The union letter claimed Brookfield’s focus will be originating or acquiring private loans intended for American National Insurance’s portfolio, where they do not need to be during short-lived downturns. However, it added that what might happen to the private-debt assets during long downturns or permanent credit impairments is far less clear.

“In our view, pension obligations should not be used as a cheap funding source for private equity asset managers chasing the illiquidity premium or offloading illiquid assets their own affiliates have originated,” the letter stated. “Unless and until there is updated guidance from the [Department of Labor], plan fiduciaries must navigate the new developments in PRT themselves.”

But American National Insurance disputes claims that there are liquidity issues with its practices.

“Like all insurance companies, American National and the group annuity product used for pension risk transfers are highly regulated and we maintain high levels of liquidity,” American National Insurance Senior Vice President Scott Campbell said in an emailed statement.  “Brookfield has a lengthy history as an owner and operator of real assets and businesses. Their long-term investment approach is aligned with the long-term nature of pension risk transfer insurance contracts.”

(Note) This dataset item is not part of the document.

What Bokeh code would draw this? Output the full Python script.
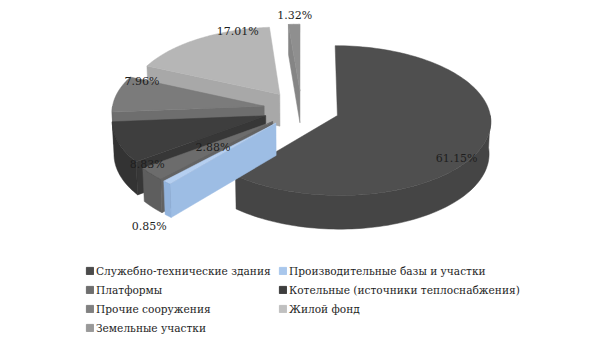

The union urged pension funds to carefully review the investment practices of prospective group annuity providers, including the degree to which they use affiliated offshore reinsurance and their track record as risk managers of long-duration liabilities. It noted that regulators “have turned their attention to the risks inherent in private equity-backed insurers” and cited the U.S. Department of the Treasury as saying that the growth of alternative and non-traditional investments in the insurance sector may be associated with the potential amplification and migration of risk in at least five ways:

  1. Regulatory incentives may help drive private equity-owned insurers to incorporate substantial reliance on offshore risk-bearing entities, potentially masking the degree of risk to U.S. policyholders.
  2. The increased interconnectivity of the U.S. and Bermuda insurance markets through the growth of private equity-owned insurers may have implications for U.S. policyholders.
  3. The increased use of complex investment strategies has led to the greater prominence of illiquid and volatile assets on insurers’ books.
  4. Firms may be leveraging opportunities for capital arbitrage that may exist because regulators and the NAIC have not fully aligned supervisory frameworks with market developments.
  5. Alternative asset managers and private equity-owned insurers have access to diversified channels to source private credit, enabling them to engage in more complicated transactions.

The letter cited public filings, earnings calls and statements from Brookfield executives that indicate that since it acquired American National Insurance, the company has moved to replace bonds and other liquid securities with private credit, asset-backed securities and other alternative investments. The union also stated that shortly after the acquisition was approved by regulators, American National Insurance placed its entire $13 billion bond portfolio as “available for sale.”

In Brookfield’s 2022 earnings report, the company announced it closed 28 pension risk transfer deals last year, which was “our most active year to date,” representing $1.6 billion of premiums, a 50% increase over the previous year. That total included its first PRT transaction in the U.S. market, “where we expect to continue to be active in 2023.”